McKay's Used Books

Posted on September 10, 2007 by Steve

William Gibson seems a bit unnerved at the way "every class of human artifact is being sorted and rationalized by this economically driven machine," referring to eBay.

I suppose if I wanted to blow a few hundred dollars I could locate and accumulate fondly-remembered childhood toys and scratch all the book titles off my To Buy list. But there's still something to be said for the serendipitous find.

McKay's has long been a favorite haunt and source for reading material, and I was disappointed when their nearby location shut down. This weekend we tried a local alternative and found that any ratty paperback was $7 or more, so we trekked on down to Manassas. Within minutes of walking in to McKay's, I found a pair of books that had been on my list for years. Both in dust jackets, in very good shape, ten dollars total. Oh, both were signed by the author as well.

There were many other books for one to three dollars that I might have picked up in the days of shelf space and leisure time, but for now I just grabbed one, and later realized that I had already read it.

So it appears it is still possible to be a "picker."

Book: The Worst-Case Scenario Survival Handbook: Travel

Posted on September 07, 2007 by Steve

I read the first of this series in the bookstore; it was too good to go to the trouble of purchasing. There are more pleasingly implausible lessons in the Travel edition: how to crash land a plane into water, how to stop a runaway train, how to survive a riot. Some of the items are disappointingly practical, like passing a bribe or purifying water (boil for ten minutes, and "be sure to let the water cool before drinking it").

The long list of expert consultants notwithstanding, some of the advice seems pretty poor. You'll spend days trying to catch a fish with a shirt stretched over a branch loop, and even that survivor guy on the Discovery Channel has a hard time making animal traps work.

To escape a smoky room in a burning hotel, they suggest breaking through a random wall, neglecting to mention the map usually posted on the back of the door, which may reveal a stairwell a short dash away.

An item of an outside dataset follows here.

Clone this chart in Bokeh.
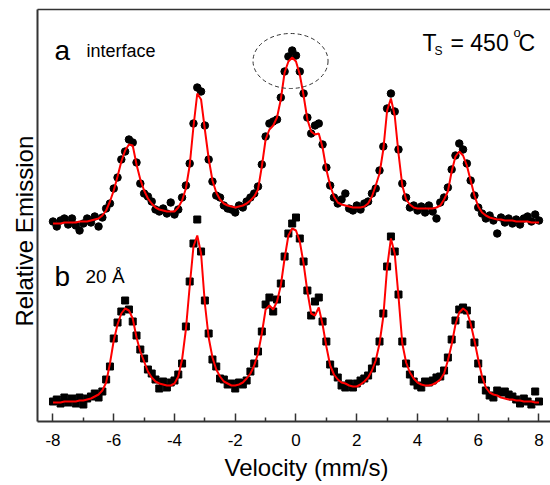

And they're right that jumping before a falling elevator hits the bottom is unlikely to help, but not because it's too hard to time it right or because the crashing ceiling will crush you in mid-jump. The biggest reason is that you can only reduce your speed of impact by the speed of your jump. A well-timed three-foot-high jump at the end of a 50-foot fall will be the same as a 47-foot fall without the jump. More importantly, you want be on the floor to take advantage of whatever brief deceleration there is as the car crashes and elevator gear below crumples. Physics geeks please chime in if I'm wrong here.